2. Yes, the language can be a bit wooden -- but it gets easier as you read and you'll come to appreciate the richness of the language.
3. The translator's footnotes are helpful and worth reading, especially the footnotes on differences between the Latin and French versions. Calvin was aware that those reading his French version may not have had as much of rigorous theological training as a Latin reader, and so he'll add or reformulate statements and comparisons to be more understandable to a lay person.
Being able to read this work is being able to sit at the feet and learn from one of the most spiritually gifted teachers in Christianity. It has already been an immense help in my faith by correcting incorrect thinking and will be a book I read and re-read for decades to come.
I checked 4 stars for the content. This Kindle version was not very serviceable.
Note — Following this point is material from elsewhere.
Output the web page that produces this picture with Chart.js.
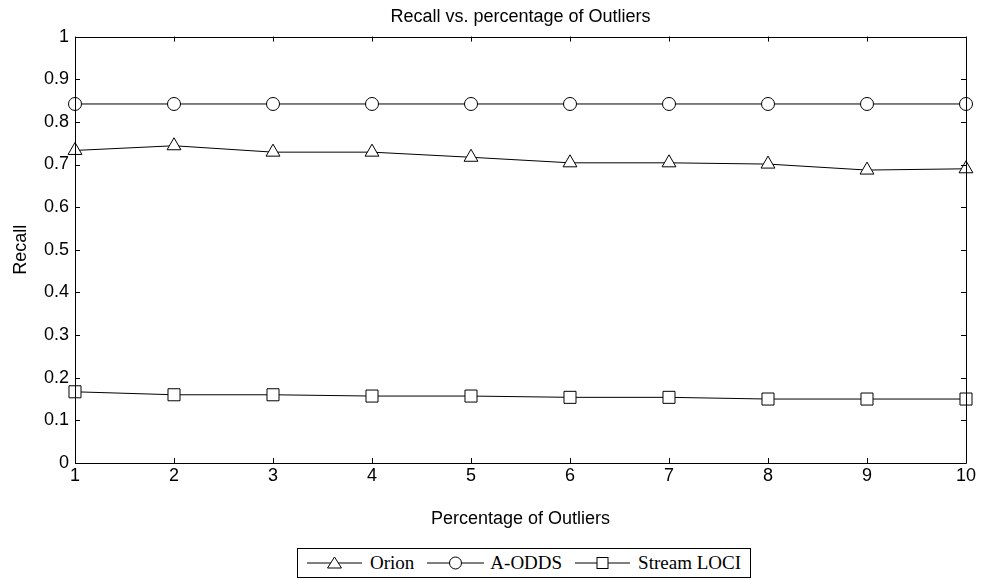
<!DOCTYPE html>
<html>
<head>
<meta charset="utf-8">
<script src="https://cdn.jsdelivr.net/npm/chart.js@4.4.0/dist/chart.umd.min.js"></script>
<style>
  html, body { margin: 0; padding: 0; background: #fff; }
  #wrap { position: relative; width: 981px; height: 581px; }
  #c { position: absolute; left: 0; top: 0; }
  #legend {
    position: absolute; left: 297px; top: 548px; height: 30px;
    border: 1px solid #000; box-sizing: border-box;
    display: flex; align-items: center; padding: 0 9px 0 9px;
    font-family: "Liberation Serif", "Times New Roman", serif; font-size: 19px; color: #000;
    background: #fff; white-space: nowrap;
  }
  #legend .item { display: flex; align-items: center; margin-right: 13px; }
  #legend .item:last-child { margin-right: 0; }
  #legend svg { margin-right: 8px; }
  #legend .item:nth-child(2) svg { margin-right: 6px; }
</style>
</head>
<body>
<div id="wrap">
  <canvas id="c" width="981" height="581"></canvas>
  <div id="legend"></div>
</div>
<script>
// ---- data ----
const xValues = [1, 2, 3, 4, 5, 6, 7, 8, 9, 10];
const orion = [0.733, 0.744, 0.729, 0.729, 0.717, 0.704, 0.704, 0.701, 0.687, 0.690];
const aOdds = [0.842, 0.842, 0.842, 0.842, 0.842, 0.842, 0.842, 0.842, 0.842, 0.842];
const streamLoci = [0.167, 0.160, 0.160, 0.157, 0.157, 0.154, 0.154, 0.150, 0.150, 0.150];
const seriesNames = ["Orion", "A-ODDS", "Stream LOCI"];
const yTicks = [0, 0.1, 0.2, 0.3, 0.4, 0.5, 0.6, 0.7, 0.8, 0.9, 1];
const chartTitle = "Recall vs. percentage of Outliers";
const xTitle = "Percentage of Outliers";
const yTitle = "Recall";

const sansFont = "'Liberation Sans', Arial, sans-serif";

function toPts(ys) { return xValues.map((x, i) => ({ x: x, y: ys[i] })); }

const markerStyles = ["triangle", "circle", "rect"];
const markerRadius = [8, 6.5, 8.5];
const allSeries = [orion, aOdds, streamLoci];

const datasets = allSeries.map((vals, i) => ({
  label: seriesNames[i],
  data: toPts(vals),
  borderColor: "#000",
  borderWidth: 1,
  backgroundColor: "#fff",
  pointStyle: markerStyles[i],
  pointRadius: markerRadius[i],
  pointHoverRadius: markerRadius[i],
  pointBorderColor: "#000",
  pointBackgroundColor: "#fff",
  pointBorderWidth: 1,
  tension: 0,
  fill: false,
  clip: false
}));

// inward tick marks + box, MATLAB style
const boxTicks = {
  id: "boxTicks",
  afterDatasetsDraw(chart) {
    const { ctx, chartArea: a, scales } = chart;
    const xs = scales.x, ys = scales.y;
    const L = 5;
    ctx.save();
    ctx.strokeStyle = "#000";
    ctx.lineWidth = 1;
    ctx.beginPath();
    xValues.forEach(v => {
      const px = Math.round(xs.getPixelForValue(v)) + 0.5;
      ctx.moveTo(px, a.bottom); ctx.lineTo(px, a.bottom - L);
      ctx.moveTo(px, a.top); ctx.lineTo(px, a.top + L);
    });
    yTicks.forEach(v => {
      const py = Math.round(ys.getPixelForValue(v)) + 0.5;
      ctx.moveTo(a.left, py); ctx.lineTo(a.left + L, py);
      ctx.moveTo(a.right, py); ctx.lineTo(a.right - L, py);
    });
    ctx.stroke();
    ctx.beginPath();
    ctx.rect(Math.round(a.left) + 0.5, Math.round(a.top) + 0.5,
             Math.round(a.right - a.left), Math.round(a.bottom - a.top));
    ctx.stroke();
    ctx.restore();
  }
};

new Chart(document.getElementById("c"), {
  type: "line",
  data: { datasets },
  plugins: [boxTicks],
  options: {
    responsive: false,
    animation: false,
    devicePixelRatio: 1,
    layout: { padding: { left: 0, right: 15, top: 0, bottom: 50 } },
    plugins: {
      legend: { display: false },
      tooltip: { enabled: false },
      title: {
        display: true,
        fullSize: false,
        text: chartTitle,
        color: "#000",
        font: { family: sansFont, size: 18, weight: "normal" },
        padding: { top: 6, bottom: 9 }
      }
    },
    scales: {
      x: {
        type: "linear",
        min: 1, max: 10,
        afterFit(s) { s.height = 68; },
        grid: { display: false, drawTicks: false },
        border: { display: false },
        ticks: {
          stepSize: 1, padding: 2, color: "#000",
          font: { family: sansFont, size: 18 },
          maxRotation: 0, autoSkip: false
        },
        title: {
          display: true, text: xTitle, color: "#000",
          font: { family: sansFont, size: 18 },
          padding: { top: 0, bottom: 1 }
        }
      },
      y: {
        type: "linear",
        min: 0, max: 1,
        afterFit(s) { s.width = 75; },
        afterBuildTicks(s) { s.ticks = yTicks.map(v => ({ value: v })); },
        grid: { display: false, drawTicks: false },
        border: { display: false },
        ticks: {
          padding: 6, color: "#000",
          font: { family: sansFont, size: 18 },
          callback: v => String(Math.round(v * 10) / 10)
        },
        title: {
          display: true, text: yTitle, color: "#000",
          font: { family: sansFont, size: 18 },
          padding: { top: 10, bottom: 0 }
        }
      }
    }
  }
});

// HTML legend with line+marker samples
function markerSvg(kind) {
  const w = kind === "circle" ? 57 : 55, h = 16, cx = w / 2, cy = h / 2;
  let m = "";
  if (kind === "triangle") m = `<polygon points="${cx},${cy-6} ${cx+7},${cy+5} ${cx-7},${cy+5}" fill="#fff" stroke="#000" stroke-width="1"/>`;
  else if (kind === "circle") m = `<circle cx="${cx}" cy="${cy}" r="6" fill="#fff" stroke="#000" stroke-width="1"/>`;
  else m = `<rect x="${cx-5.5}" y="${cy-5.5}" width="11" height="11" fill="#fff" stroke="#000" stroke-width="1"/>`;
  return `<svg width="${w}" height="${h}"><line x1="0" y1="${cy}" x2="${w}" y2="${cy}" stroke="#000" stroke-width="1"/>${m}</svg>`;
}
document.getElementById("legend").innerHTML = seriesNames.map((n, i) =>
  `<span class="item">${markerSvg(markerStyles[i])}<span>${n}</span></span>`).join("");
</script>
</body>
</html>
Amazon has apparently recognized this and is stopping further sales until it is fixed by the publisher.
Calvin isn't cold; he's actually passionately devout.
He isn't forbidding; he's far easier to read than you might think. Anyone with average intelligence can make their way through this book (and it will be worth it to do so).
He isn't nasty; he was a very holy man and his love for God and the church comes through on every page of this book.
I love Luther and used to think that he was the greatest theologian. I enjoy his explosive personality, wit, and sarcasm. Reading him is like reading a brilliant friend who can always be counted on to say something memorable, insightful, and profound. But I now think that Calvin was greater than Luther. While Calvin lacked Luther's very vigorous personality, Calvin's cool head and even temperament produced an intellectual tour de force with this book. Nothing written in the last three hundred years can come close to this book. Really, if you only read this one book of theology, you would need no other. It says it all.